> _THE PROBLEM_
Pictures in the data below are not part of the copy; transcribe everything else exactly.
===== MATERIAL PROVIDED
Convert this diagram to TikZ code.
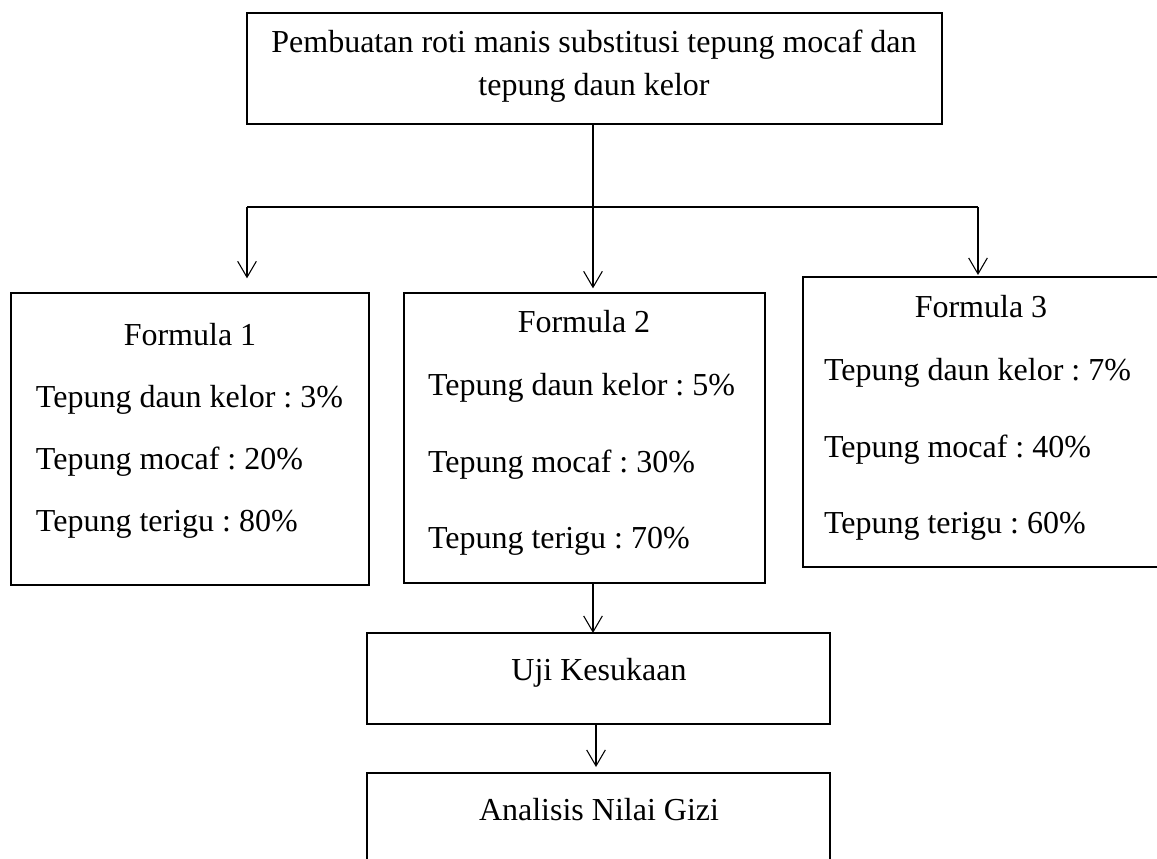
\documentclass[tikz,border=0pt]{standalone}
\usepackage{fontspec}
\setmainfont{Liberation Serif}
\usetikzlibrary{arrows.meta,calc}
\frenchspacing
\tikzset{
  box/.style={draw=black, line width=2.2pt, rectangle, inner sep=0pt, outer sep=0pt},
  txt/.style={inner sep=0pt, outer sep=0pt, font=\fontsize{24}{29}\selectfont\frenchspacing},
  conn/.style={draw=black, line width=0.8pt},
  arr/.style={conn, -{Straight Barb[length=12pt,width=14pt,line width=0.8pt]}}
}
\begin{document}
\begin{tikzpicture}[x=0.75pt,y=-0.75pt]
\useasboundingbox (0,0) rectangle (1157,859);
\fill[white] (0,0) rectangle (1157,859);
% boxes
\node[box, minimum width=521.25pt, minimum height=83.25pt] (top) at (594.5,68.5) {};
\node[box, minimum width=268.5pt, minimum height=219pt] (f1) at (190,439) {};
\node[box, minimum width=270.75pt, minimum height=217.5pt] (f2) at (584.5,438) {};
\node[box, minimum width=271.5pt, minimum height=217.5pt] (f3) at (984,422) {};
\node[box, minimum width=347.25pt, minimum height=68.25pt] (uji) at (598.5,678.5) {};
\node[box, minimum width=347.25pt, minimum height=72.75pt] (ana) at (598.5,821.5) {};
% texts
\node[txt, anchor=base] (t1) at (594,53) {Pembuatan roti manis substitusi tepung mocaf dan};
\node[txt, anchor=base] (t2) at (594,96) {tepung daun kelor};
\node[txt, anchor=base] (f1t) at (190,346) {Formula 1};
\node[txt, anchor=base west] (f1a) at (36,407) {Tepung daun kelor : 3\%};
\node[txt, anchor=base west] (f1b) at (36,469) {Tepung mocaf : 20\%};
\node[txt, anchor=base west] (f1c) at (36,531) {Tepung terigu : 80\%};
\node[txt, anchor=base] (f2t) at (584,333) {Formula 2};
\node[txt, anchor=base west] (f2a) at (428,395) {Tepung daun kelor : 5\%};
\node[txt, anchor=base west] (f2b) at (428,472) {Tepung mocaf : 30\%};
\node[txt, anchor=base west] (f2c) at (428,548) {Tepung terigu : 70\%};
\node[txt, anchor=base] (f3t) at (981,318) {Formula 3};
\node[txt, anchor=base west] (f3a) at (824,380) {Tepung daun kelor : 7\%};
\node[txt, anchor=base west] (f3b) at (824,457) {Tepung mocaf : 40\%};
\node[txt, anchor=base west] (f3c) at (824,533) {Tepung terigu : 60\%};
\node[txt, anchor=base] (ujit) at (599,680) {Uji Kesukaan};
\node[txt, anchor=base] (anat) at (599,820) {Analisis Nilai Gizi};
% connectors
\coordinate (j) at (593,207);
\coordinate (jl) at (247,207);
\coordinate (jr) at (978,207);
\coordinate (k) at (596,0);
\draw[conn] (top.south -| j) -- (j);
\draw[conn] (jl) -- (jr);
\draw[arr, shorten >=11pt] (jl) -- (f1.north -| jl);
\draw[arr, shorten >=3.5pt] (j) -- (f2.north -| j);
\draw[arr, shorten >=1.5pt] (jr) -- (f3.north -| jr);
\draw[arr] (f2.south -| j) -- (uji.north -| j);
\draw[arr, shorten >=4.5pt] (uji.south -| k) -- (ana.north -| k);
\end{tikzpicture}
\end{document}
==========
> _SOLUTION TO THE EXERCISE_
Convert this diagram to TikZ code.
\documentclass[tikz,border=0pt]{standalone}
\usepackage{fontspec}
\setmainfont{Liberation Serif}
\usetikzlibrary{arrows.meta,calc}
\frenchspacing
\tikzset{
  box/.style={draw=black, line width=2.2pt, rectangle, inner sep=0pt, outer sep=0pt},
  txt/.style={inner sep=0pt, outer sep=0pt, font=\fontsize{24}{29}\selectfont\frenchspacing},
  conn/.style={draw=black, line width=0.8pt},
  arr/.style={conn, -{Straight Barb[length=12pt,width=14pt,line width=0.8pt]}}
}
\begin{document}
\begin{tikzpicture}[x=0.75pt,y=-0.75pt]
\useasboundingbox (0,0) rectangle (1157,859);
\fill[white] (0,0) rectangle (1157,859);
% boxes
\node[box, minimum width=521.25pt, minimum height=83.25pt] (top) at (594.5,68.5) {};
\node[box, minimum width=268.5pt, minimum height=219pt] (f1) at (190,439) {};
\node[box, minimum width=270.75pt, minimum height=217.5pt] (f2) at (584.5,438) {};
\node[box, minimum width=271.5pt, minimum height=217.5pt] (f3) at (984,422) {};
\node[box, minimum width=347.25pt, minimum height=68.25pt] (uji) at (598.5,678.5) {};
\node[box, minimum width=347.25pt, minimum height=72.75pt] (ana) at (598.5,821.5) {};
% texts
\node[txt, anchor=base] (t1) at (594,53) {Pembuatan roti manis substitusi tepung mocaf dan};
\node[txt, anchor=base] (t2) at (594,96) {tepung daun kelor};
\node[txt, anchor=base] (f1t) at (190,346) {Formula 1};
\node[txt, anchor=base west] (f1a) at (36,407) {Tepung daun kelor : 3\%};
\node[txt, anchor=base west] (f1b) at (36,469) {Tepung mocaf : 20\%};
\node[txt, anchor=base west] (f1c) at (36,531) {Tepung terigu : 80\%};
\node[txt, anchor=base] (f2t) at (584,333) {Formula 2};
\node[txt, anchor=base west] (f2a) at (428,395) {Tepung daun kelor : 5\%};
\node[txt, anchor=base west] (f2b) at (428,472) {Tepung mocaf : 30\%};
\node[txt, anchor=base west] (f2c) at (428,548) {Tepung terigu : 70\%};
\node[txt, anchor=base] (f3t) at (981,318) {Formula 3};
\node[txt, anchor=base west] (f3a) at (824,380) {Tepung daun kelor : 7\%};
\node[txt, anchor=base west] (f3b) at (824,457) {Tepung mocaf : 40\%};
\node[txt, anchor=base west] (f3c) at (824,533) {Tepung terigu : 60\%};
\node[txt, anchor=base] (ujit) at (599,680) {Uji Kesukaan};
\node[txt, anchor=base] (anat) at (599,820) {Analisis Nilai Gizi};
% connectors
\coordinate (j) at (593,207);
\coordinate (jl) at (247,207);
\coordinate (jr) at (978,207);
\coordinate (k) at (596,0);
\draw[conn] (top.south -| j) -- (j);
\draw[conn] (jl) -- (jr);
\draw[arr, shorten >=11pt] (jl) -- (f1.north -| jl);
\draw[arr, shorten >=3.5pt] (j) -- (f2.north -| j);
\draw[arr, shorten >=1.5pt] (jr) -- (f3.north -| jr);
\draw[arr] (f2.south -| j) -- (uji.north -| j);
\draw[arr, shorten >=4.5pt] (uji.south -| k) -- (ana.north -| k);
\end{tikzpicture}
\end{document}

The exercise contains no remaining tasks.